WHAT YOU SHOULD DO:
Write the entries below out again exactly; any picture in them stays out.

DATASET RECORDS:

★ ★ ★ ★ ★

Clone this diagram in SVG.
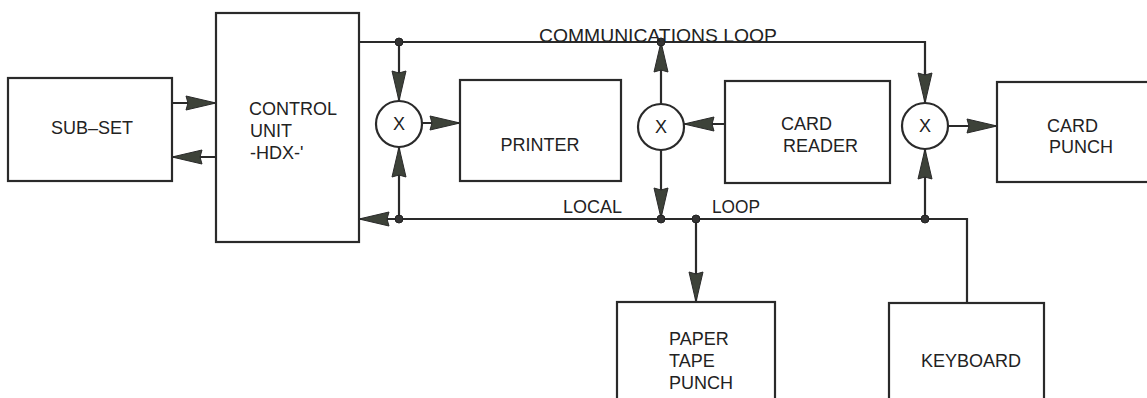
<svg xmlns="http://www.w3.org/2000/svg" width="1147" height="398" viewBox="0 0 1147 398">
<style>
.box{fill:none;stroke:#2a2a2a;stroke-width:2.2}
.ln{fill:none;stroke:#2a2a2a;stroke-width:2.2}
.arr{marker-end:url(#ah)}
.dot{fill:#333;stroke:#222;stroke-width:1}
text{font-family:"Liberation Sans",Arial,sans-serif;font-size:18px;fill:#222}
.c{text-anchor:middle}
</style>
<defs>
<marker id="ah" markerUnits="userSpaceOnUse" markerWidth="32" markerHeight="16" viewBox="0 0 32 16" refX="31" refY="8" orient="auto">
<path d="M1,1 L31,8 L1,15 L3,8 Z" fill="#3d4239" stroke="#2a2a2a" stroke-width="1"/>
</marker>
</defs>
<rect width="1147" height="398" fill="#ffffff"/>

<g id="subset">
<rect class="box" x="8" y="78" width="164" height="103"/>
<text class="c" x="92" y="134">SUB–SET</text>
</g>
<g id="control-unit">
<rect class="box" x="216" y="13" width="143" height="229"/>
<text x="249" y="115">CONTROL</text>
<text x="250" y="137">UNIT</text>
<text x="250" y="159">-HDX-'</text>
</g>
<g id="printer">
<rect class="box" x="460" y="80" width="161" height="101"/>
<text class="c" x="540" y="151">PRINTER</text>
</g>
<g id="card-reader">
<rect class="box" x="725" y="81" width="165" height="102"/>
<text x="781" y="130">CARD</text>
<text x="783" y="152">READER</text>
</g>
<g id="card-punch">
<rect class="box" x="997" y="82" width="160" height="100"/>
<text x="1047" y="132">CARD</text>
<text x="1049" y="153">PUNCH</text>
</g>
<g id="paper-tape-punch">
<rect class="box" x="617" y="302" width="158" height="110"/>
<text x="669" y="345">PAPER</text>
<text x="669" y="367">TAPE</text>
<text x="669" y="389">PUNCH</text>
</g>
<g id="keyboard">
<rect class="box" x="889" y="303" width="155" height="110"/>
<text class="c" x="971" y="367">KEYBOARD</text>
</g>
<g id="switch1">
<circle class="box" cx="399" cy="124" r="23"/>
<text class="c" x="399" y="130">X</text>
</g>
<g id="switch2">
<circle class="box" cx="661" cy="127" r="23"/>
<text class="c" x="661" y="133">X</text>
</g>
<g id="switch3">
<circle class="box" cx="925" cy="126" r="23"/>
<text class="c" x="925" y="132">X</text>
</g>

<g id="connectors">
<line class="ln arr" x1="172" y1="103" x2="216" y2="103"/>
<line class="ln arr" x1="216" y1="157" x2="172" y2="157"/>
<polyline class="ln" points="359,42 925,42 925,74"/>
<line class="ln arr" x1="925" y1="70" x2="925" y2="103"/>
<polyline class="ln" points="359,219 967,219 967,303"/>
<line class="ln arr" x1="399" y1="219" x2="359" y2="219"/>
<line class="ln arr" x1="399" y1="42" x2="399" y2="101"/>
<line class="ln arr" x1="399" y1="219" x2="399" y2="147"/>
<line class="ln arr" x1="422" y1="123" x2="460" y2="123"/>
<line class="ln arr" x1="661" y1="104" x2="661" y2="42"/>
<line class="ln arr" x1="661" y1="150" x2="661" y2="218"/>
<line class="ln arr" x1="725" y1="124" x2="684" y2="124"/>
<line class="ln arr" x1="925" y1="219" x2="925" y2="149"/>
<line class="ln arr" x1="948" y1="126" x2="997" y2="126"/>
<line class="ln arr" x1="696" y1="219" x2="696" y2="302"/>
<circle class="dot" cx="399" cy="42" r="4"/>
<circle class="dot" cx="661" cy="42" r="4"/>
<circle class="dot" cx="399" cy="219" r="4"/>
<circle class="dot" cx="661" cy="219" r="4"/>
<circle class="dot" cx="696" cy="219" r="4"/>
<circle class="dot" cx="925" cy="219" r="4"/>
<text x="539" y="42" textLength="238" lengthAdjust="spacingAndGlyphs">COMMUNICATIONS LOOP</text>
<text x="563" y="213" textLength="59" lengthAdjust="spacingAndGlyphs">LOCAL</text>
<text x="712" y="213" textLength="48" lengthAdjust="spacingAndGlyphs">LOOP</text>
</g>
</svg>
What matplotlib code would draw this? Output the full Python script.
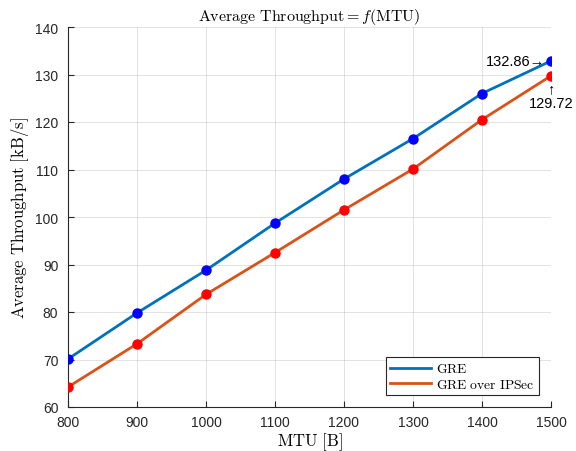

★ ★ ★ ★ ★

RESULT FOR THIS EXERCISE:
Clone this diagram in SVG.
<svg xmlns="http://www.w3.org/2000/svg" width="1147" height="398" viewBox="0 0 1147 398">
<style>
.box{fill:none;stroke:#2a2a2a;stroke-width:2.2}
.ln{fill:none;stroke:#2a2a2a;stroke-width:2.2}
.arr{marker-end:url(#ah)}
.dot{fill:#333;stroke:#222;stroke-width:1}
text{font-family:"Liberation Sans",Arial,sans-serif;font-size:18px;fill:#222}
.c{text-anchor:middle}
</style>
<defs>
<marker id="ah" markerUnits="userSpaceOnUse" markerWidth="32" markerHeight="16" viewBox="0 0 32 16" refX="31" refY="8" orient="auto">
<path d="M1,1 L31,8 L1,15 L3,8 Z" fill="#3d4239" stroke="#2a2a2a" stroke-width="1"/>
</marker>
</defs>
<rect width="1147" height="398" fill="#ffffff"/>

<g id="subset">
<rect class="box" x="8" y="78" width="164" height="103"/>
<text class="c" x="92" y="134">SUB–SET</text>
</g>
<g id="control-unit">
<rect class="box" x="216" y="13" width="143" height="229"/>
<text x="249" y="115">CONTROL</text>
<text x="250" y="137">UNIT</text>
<text x="250" y="159">-HDX-'</text>
</g>
<g id="printer">
<rect class="box" x="460" y="80" width="161" height="101"/>
<text class="c" x="540" y="151">PRINTER</text>
</g>
<g id="card-reader">
<rect class="box" x="725" y="81" width="165" height="102"/>
<text x="781" y="130">CARD</text>
<text x="783" y="152">READER</text>
</g>
<g id="card-punch">
<rect class="box" x="997" y="82" width="160" height="100"/>
<text x="1047" y="132">CARD</text>
<text x="1049" y="153">PUNCH</text>
</g>
<g id="paper-tape-punch">
<rect class="box" x="617" y="302" width="158" height="110"/>
<text x="669" y="345">PAPER</text>
<text x="669" y="367">TAPE</text>
<text x="669" y="389">PUNCH</text>
</g>
<g id="keyboard">
<rect class="box" x="889" y="303" width="155" height="110"/>
<text class="c" x="971" y="367">KEYBOARD</text>
</g>
<g id="switch1">
<circle class="box" cx="399" cy="124" r="23"/>
<text class="c" x="399" y="130">X</text>
</g>
<g id="switch2">
<circle class="box" cx="661" cy="127" r="23"/>
<text class="c" x="661" y="133">X</text>
</g>
<g id="switch3">
<circle class="box" cx="925" cy="126" r="23"/>
<text class="c" x="925" y="132">X</text>
</g>

<g id="connectors">
<line class="ln arr" x1="172" y1="103" x2="216" y2="103"/>
<line class="ln arr" x1="216" y1="157" x2="172" y2="157"/>
<polyline class="ln" points="359,42 925,42 925,74"/>
<line class="ln arr" x1="925" y1="70" x2="925" y2="103"/>
<polyline class="ln" points="359,219 967,219 967,303"/>
<line class="ln arr" x1="399" y1="219" x2="359" y2="219"/>
<line class="ln arr" x1="399" y1="42" x2="399" y2="101"/>
<line class="ln arr" x1="399" y1="219" x2="399" y2="147"/>
<line class="ln arr" x1="422" y1="123" x2="460" y2="123"/>
<line class="ln arr" x1="661" y1="104" x2="661" y2="42"/>
<line class="ln arr" x1="661" y1="150" x2="661" y2="218"/>
<line class="ln arr" x1="725" y1="124" x2="684" y2="124"/>
<line class="ln arr" x1="925" y1="219" x2="925" y2="149"/>
<line class="ln arr" x1="948" y1="126" x2="997" y2="126"/>
<line class="ln arr" x1="696" y1="219" x2="696" y2="302"/>
<circle class="dot" cx="399" cy="42" r="4"/>
<circle class="dot" cx="661" cy="42" r="4"/>
<circle class="dot" cx="399" cy="219" r="4"/>
<circle class="dot" cx="661" cy="219" r="4"/>
<circle class="dot" cx="696" cy="219" r="4"/>
<circle class="dot" cx="925" cy="219" r="4"/>
<text x="539" y="42" textLength="238" lengthAdjust="spacingAndGlyphs">COMMUNICATIONS LOOP</text>
<text x="563" y="213" textLength="59" lengthAdjust="spacingAndGlyphs">LOCAL</text>
<text x="712" y="213" textLength="48" lengthAdjust="spacingAndGlyphs">LOOP</text>
</g>
</svg>
What matplotlib code would draw this? Output the full Python script.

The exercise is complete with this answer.